Comme dans tous les domaines, le réseau et l’héritage facilitent forcément aussi la réussite. Les signataires de l’étude de Nature racontent que John W. Strutt, qui a remporté un prix de physique en 1904 pour ses travaux sur les propriétés des gaz, a ainsi fait naître « 228 descendants universitaires qui ont reçu un prix Nobel ». Dans ses « descendants », on compte ses étudiants et les étudiants de leurs étudiants.
À l’image, une fois de plus, de nos premiers lauréats de 2024 : Victor Ambros et Gary Ruvkun se sont rencontrés au cours de leur post-doctorat auprès de Robert Horvitz, lui-même devenu Nobel en 2002 pour ses travaux en génétique.
Manque de diversité
Cette « généalogie universitaire » est d’ailleurs l’aspect le plus impressionnant des recherches des auteurs de l’étude de Nature. En prenant en compte les Nobel de chimie, physique, médecine et économie depuis le début du XXe siècle, Kerri Smith et Chris Ryan ont établi que « sur 736 chercheurs, 702 font partie de la même famille académique, c’est-à-dire qu’ils sont liés par un lien académique commun à un moment donné de leur histoire. »

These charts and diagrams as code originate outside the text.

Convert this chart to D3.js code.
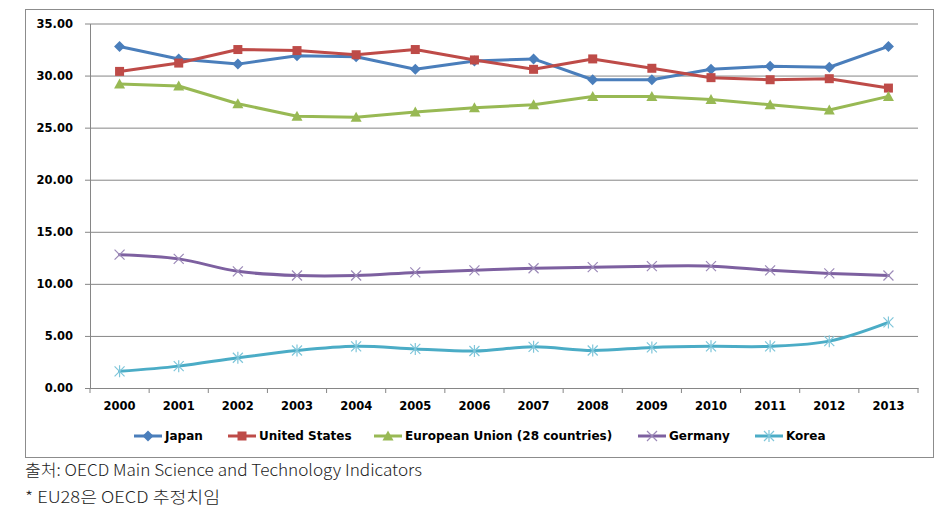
<!DOCTYPE html>
<html><head><meta charset="utf-8">
<script src="https://cdn.jsdelivr.net/npm/d3@7"></script>
<style>body{margin:0;background:#fff}</style>
</head><body>
<svg id="c" width="946" height="511"></svg>
<script>
const years = ["2000","2001","2002","2003","2004","2005","2006","2007","2008","2009","2010","2011","2012","2013"];
const japan = [32.8,31.6,31.1,31.9,31.8,30.6,31.4,31.6,29.6,29.6,30.6,30.9,30.8,32.8];
const unitedStates = [30.4,31.2,32.5,32.4,32.0,32.5,31.5,30.6,31.6,30.7,29.8,29.6,29.7,28.8];
const europeanUnion = [29.2,29.0,27.3,26.1,26.0,26.5,26.9,27.2,28.0,28.0,27.7,27.2,26.7,28.0];
const germany = [12.8,12.4,11.2,10.8,10.8,11.1,11.3,11.5,11.6,11.7,11.7,11.3,11.0,10.8];
const korea = [1.6,2.1,2.9,3.6,4.0,3.75,3.55,3.95,3.6,3.9,4.0,4.0,4.5,6.3];
const yTicks = [0,5,10,15,20,25,30,35];
const seriesNames = ["Japan","United States","European Union (28 countries)","Germany","Korea"];
const footer1 = "출처: OECD Main Science and Technology Indicators";
const footer2 = "* EU28은 OECD 추정치임";

const series = [
  {name: seriesNames[0], values: japan, color: "#4A7EBB", marker: "diamond", smooth: false, legendX: 134},
  {name: seriesNames[1], values: unitedStates, color: "#BE4B48", marker: "square", smooth: false, legendX: 228},
  {name: seriesNames[2], values: europeanUnion, color: "#98B954", marker: "triangle", smooth: false, legendX: 374},
  {name: seriesNames[3], values: germany, color: "#7D60A0", marker: "x", smooth: true, legendX: 638},
  {name: seriesNames[4], values: korea, color: "#4BACC6", marker: "star", smooth: true, legendX: 755}
];

const svg = d3.select("#c");
const L = 90, R = 918, T = 23.5, B = 388;
const x = d3.scaleBand().domain(years).range([L, R]);
const y = d3.scaleLinear().domain([0, 35]).range([B, T]);

// outer border
svg.append("rect").attr("x", 25.5).attr("y", 9.5).attr("width", 908).attr("height", 448)
  .attr("fill", "#fff").attr("stroke", "#8c8c8c").attr("stroke-width", 1);

// gridlines + y axis
const yAxis = d3.axisLeft(y).tickValues(yTicks).tickFormat(d3.format(".2f"))
  .tickSize(-(R - L)).tickSizeOuter(0).tickPadding(12);
const gy = svg.append("g").attr("transform", `translate(${L},0)`).call(yAxis);
gy.select(".domain").attr("stroke", "#868686");
gy.selectAll(".tick line").attr("stroke", "#868686").attr("x1", -5).attr("x2", R - L);
gy.selectAll(".tick text").attr("font-family", "DejaVu Sans, Verdana, sans-serif")
  .attr("font-weight", "bold").attr("font-size", "11.5px").attr("fill", "#000")
  .attr("x", -17);

// x axis
const xAxis = d3.axisBottom(x).tickSize(0).tickPadding(14).tickSizeOuter(0);
const gx = svg.append("g").attr("transform", `translate(0,${B})`).call(xAxis);
gx.select(".domain").attr("stroke", "#868686");
gx.selectAll(".tick text").attr("font-family", "DejaVu Sans, Verdana, sans-serif")
  .attr("font-weight", "bold").attr("font-size", "11.5px").attr("fill", "#000");
// band boundary ticks
const bounds = years.map(d => x(d)).concat([R]);
svg.append("g").selectAll("line").data(bounds).join("line")
  .attr("x1", d => d).attr("x2", d => d).attr("y1", B).attr("y2", B + 5)
  .attr("stroke", "#868686");

function drawMarker(g, type, color, cx, cy) {
  if (type === "diamond") {
    g.append("path").attr("d", `M${cx},${cy-5.5}L${cx+5.5},${cy}L${cx},${cy+5.5}L${cx-5.5},${cy}Z`).attr("fill", color);
  } else if (type === "square") {
    g.append("rect").attr("x", cx-4.5).attr("y", cy-4.5).attr("width", 9).attr("height", 9).attr("fill", color);
  } else if (type === "triangle") {
    g.append("path").attr("d", `M${cx},${cy-5.5}L${cx+5.5},${cy+4.5}L${cx-5.5},${cy+4.5}Z`).attr("fill", color);
  } else if (type === "x") {
    g.append("path").attr("d", `M${cx-5},${cy-5}L${cx+5},${cy+5}M${cx-5},${cy+5}L${cx+5},${cy-5}`)
      .attr("stroke", "#9c8ab8").attr("stroke-width", 1.2).attr("fill", "none");
  } else if (type === "star") {
    g.append("path").attr("d", `M${cx-5},${cy-5}L${cx+5},${cy+5}M${cx-5},${cy+5}L${cx+5},${cy-5}M${cx},${cy-6}L${cx},${cy+6}`)
      .attr("stroke", "#7fc6da").attr("stroke-width", 1.2).attr("fill", "none");
  }
}

const xc = d => x(d) + x.bandwidth() / 2;
series.forEach(s => {
  const line = d3.line().x((v, i) => xc(years[i])).y(v => y(v))
    .curve(s.smooth ? d3.curveCatmullRom.alpha(0.5) : d3.curveLinear);
  svg.append("path").datum(s.values).attr("d", line)
    .attr("fill", "none").attr("stroke", s.color).attr("stroke-width", 3)
    .attr("stroke-linejoin", "round").attr("stroke-linecap", "round");
  const g = svg.append("g");
  s.values.forEach((v, i) => drawMarker(g, s.marker, s.color, xc(years[i]), y(v)));
});

// legend
const ly = 436;
series.forEach(s => {
  const g = svg.append("g");
  g.append("line").attr("x1", s.legendX).attr("x2", s.legendX + 28).attr("y1", ly).attr("y2", ly)
    .attr("stroke", s.color).attr("stroke-width", 3);
  drawMarker(g, s.marker, s.color, s.legendX + 14, ly);
  g.append("text").attr("x", s.legendX + 31).attr("y", ly).attr("dy", "0.36em")
    .attr("font-family", "DejaVu Sans, Verdana, sans-serif").attr("font-weight", "bold")
    .attr("font-size", "12px").attr("fill", "#000").text(s.name);
});

// footer
svg.append("text").attr("x", 25).attr("y", 476).attr("font-family", "Noto Sans CJK KR, sans-serif")
  .attr("font-weight", 300).attr("font-size", "16px").attr("fill", "#222")
  .attr("textLength", 397).attr("lengthAdjust", "spacingAndGlyphs").text(footer1);
svg.append("text").attr("x", 25).attr("y", 503).attr("font-family", "Noto Sans CJK KR, sans-serif")
  .attr("font-weight", 300).attr("font-size", "16px").attr("fill", "#222")
  .attr("textLength", 195).attr("lengthAdjust", "spacingAndGlyphs").text(footer2);
</script>
</body></html>
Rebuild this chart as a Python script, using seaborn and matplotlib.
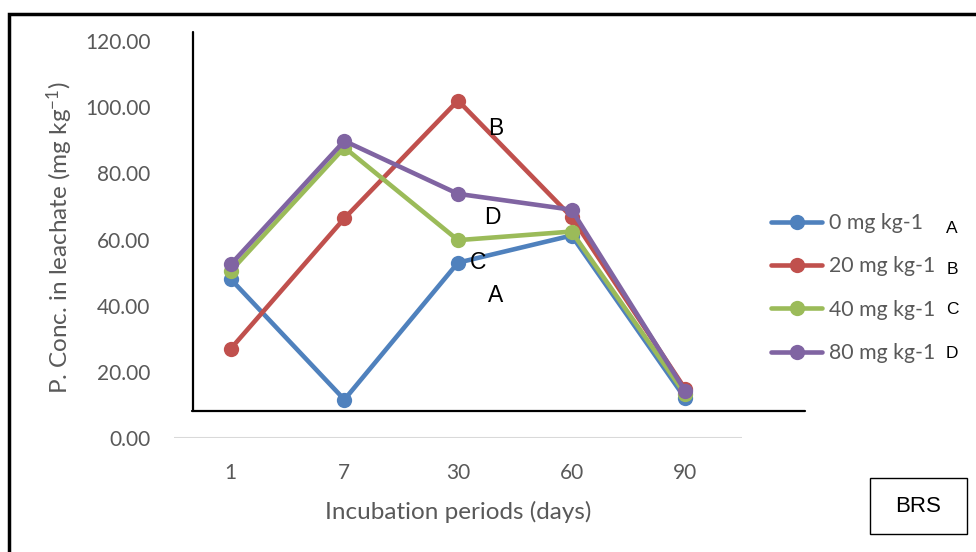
import matplotlib
matplotlib.use("Agg")
import matplotlib.pyplot as plt
import seaborn as sns
import pandas as pd
from matplotlib.lines import Line2D
from matplotlib.patches import Rectangle

periods = ["1", "7", "30", "60", "90"]
series_names = ["0 mg kg-1", "20 mg kg-1", "40 mg kg-1", "80 mg kg-1"]
vals_0 = [48.0, 11.6, 53.0, 61.2, 12.0]
vals_20 = [27.0, 66.4, 102.0, 66.8, 14.8]
vals_40 = [50.5, 87.8, 59.8, 62.4, 13.2]
vals_80 = [52.5, 89.8, 73.8, 69.0, 14.2]
legend_letters = ["A", "B", "C", "D"]
point_letters = [("B", 2.33, 93.5), ("D", 2.30, 66.5), ("C", 2.18, 53.0), ("A", 2.33, 43.0)]
colors = ["#4F81BD", "#C0504D", "#9BBB59", "#8064A2"]

rows = []
for name, vals in zip(series_names, [vals_0, vals_20, vals_40, vals_80]):
    for p, v in zip(periods, vals):
        rows.append({"period": p, "value": v, "series": name})
df = pd.DataFrame(rows)

sns.set_theme(style="white")
plt.rcParams["font.family"] = ["Lato", "DejaVu Sans"]
plt.rcParams["mathtext.default"] = "regular"

W, H = 976, 552
fig = plt.figure(figsize=(W / 100, H / 100), dpi=100)
ax = fig.add_axes([174 / W, 1 - 438 / H, (742 - 174) / W, (438 - 41) / H])

sns.lineplot(data=df, x="period", y="value", hue="series", palette=colors,
             marker="o", markersize=11, markeredgewidth=0, linewidth=3.3,
             sort=False, ax=ax, legend=False)

ax.set_xlim(-0.5, 4.5)
ax.set_ylim(0, 120)
ax.set_yticks([0, 20, 40, 60, 80, 100, 120])
ax.set_yticklabels([f"{t:.2f}" for t in [0, 20, 40, 60, 80, 100, 120]])
for s in ax.spines.values():
    s.set_visible(False)
ax.axhline(0, color="#D9D9D9", lw=1.5, zorder=0)
ax.tick_params(axis="both", length=0, labelsize=15, labelcolor="#595959")
ax.tick_params(axis="y", pad=17)
ax.tick_params(axis="x", pad=18)
ax.set_xlabel("Incubation periods (days)", fontsize=17.5, color="#595959")
ax.set_ylabel("P. Conc. in leachate (mg kg$^{-1}$)", fontsize=17.5, color="#595959")
ax.xaxis.set_label_coords(0.5, (40 - 114) / 397)
ax.xaxis.label.set_va("center")
ax.yaxis.set_label_coords((60 - 174) / 568, (552 - 238 - 114) / 397)
ax.yaxis.label.set_va("center")

for letter, x, y in point_letters:
    ax.text(x, y, letter, fontsize=16.5, color="black", ha="center", va="center",
            family=["Liberation Sans", "DejaVu Sans"])

handles = [Line2D([0], [0], color=c, lw=3.3, marker="o", markersize=11, markeredgewidth=0)
           for c in colors]
leg = fig.legend(handles, series_names, loc="center left",
                 bbox_to_anchor=(771 / W, 1 - 288 / H), frameon=False,
                 fontsize=15.3, handlelength=2.4, handletextpad=0.35,
                 labelspacing=1.1, borderpad=0, borderaxespad=0)
for t in leg.get_texts():
    t.set_color("#595959")

for letter, yy in zip(legend_letters, [228, 269, 310, 354]):
    fig.text(952 / W, 1 - yy / H, letter, fontsize=12.5, color="black",
             ha="center", va="center", family=["Liberation Sans", "DejaVu Sans"])

# decorative drawn lines
fig.add_artist(Line2D([193 / W, 193 / W], [1 - 32 / H, 1 - 411 / H], color="black", lw=1.6))
fig.add_artist(Line2D([192 / W, 805 / W], [1 - 410.5 / H, 1 - 410.5 / H], color="black", lw=1.6))

# figure border (open to right and bottom)
fig.add_artist(Rectangle((9 / W, -0.1), 1.2, 1.1 - 14 / H, fill=False,
                         edgecolor="black", lw=2.5, transform=fig.transFigure))

# BRS box
fig.add_artist(Rectangle((870 / W, 1 - 534 / H), 97 / W, 56 / H, fill=False,
                         edgecolor="black", lw=1.0, transform=fig.transFigure))
fig.text(918 / W, 1 - 507 / H, "BRS", fontsize=16, color="black", ha="center", va="center",
         family=["Liberation Sans", "DejaVu Sans"])

fig.savefig("out.png", dpi=100)
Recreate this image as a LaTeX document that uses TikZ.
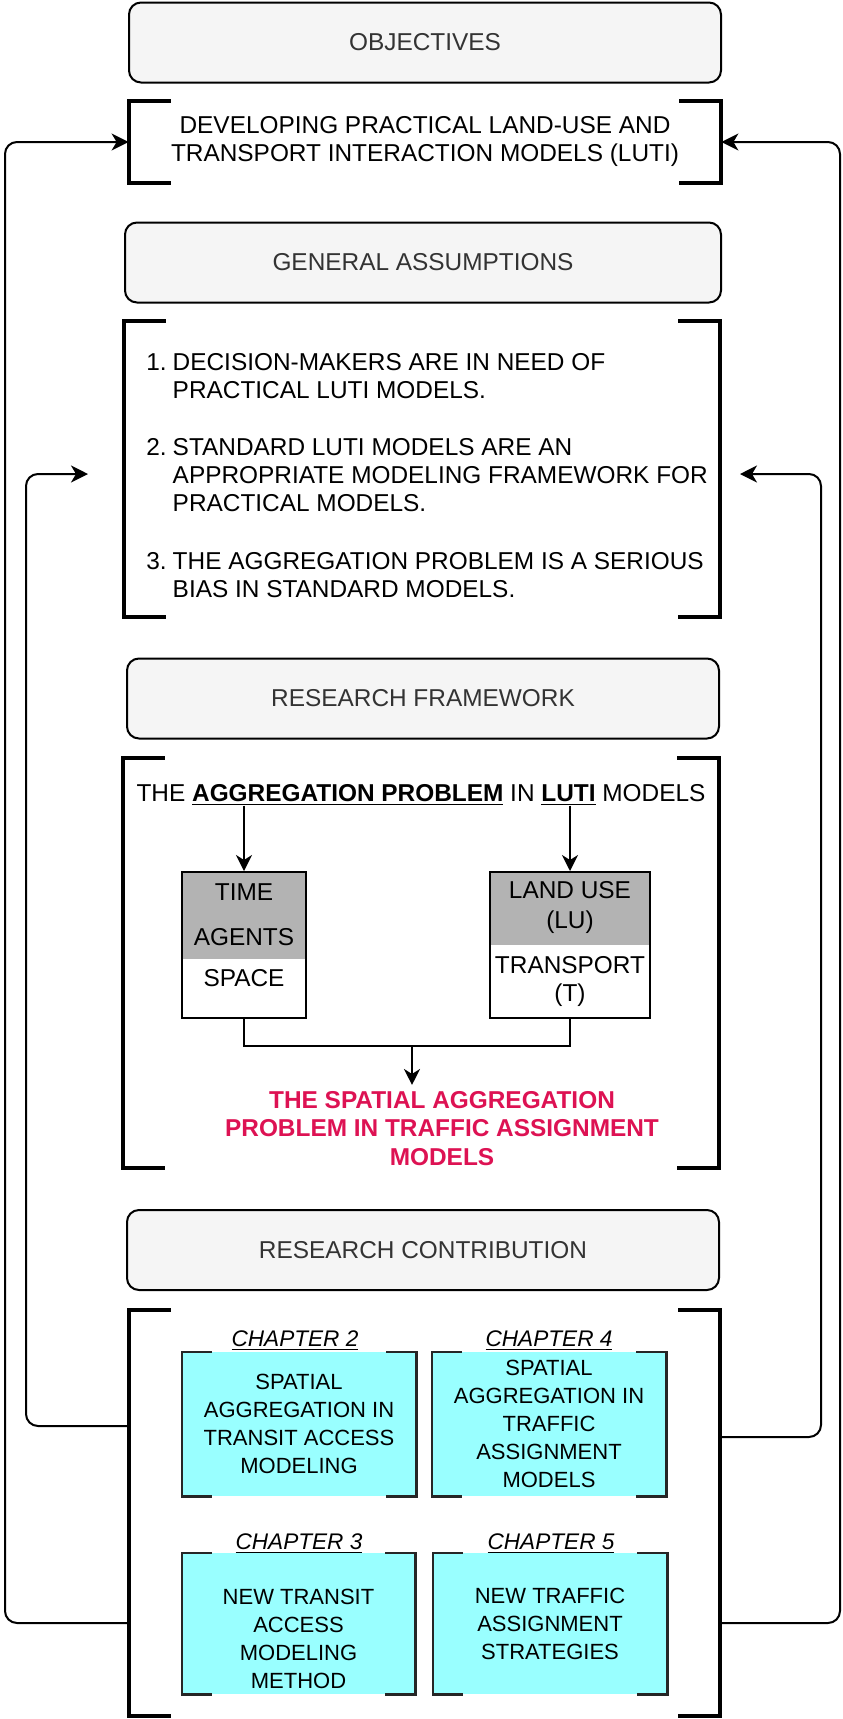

Face à ce manque de diversité des lauréats, les membres du comité du Nobel ont indiqué à Nature qu’ils « travaillent en permanence à l’amélioration du processus de nomination, dans le but d’élargir les nominations en termes de sexe, de nationalité et de sujets dans les domaines de la physique, de la chimie, de la physiologie ou de la médecine ».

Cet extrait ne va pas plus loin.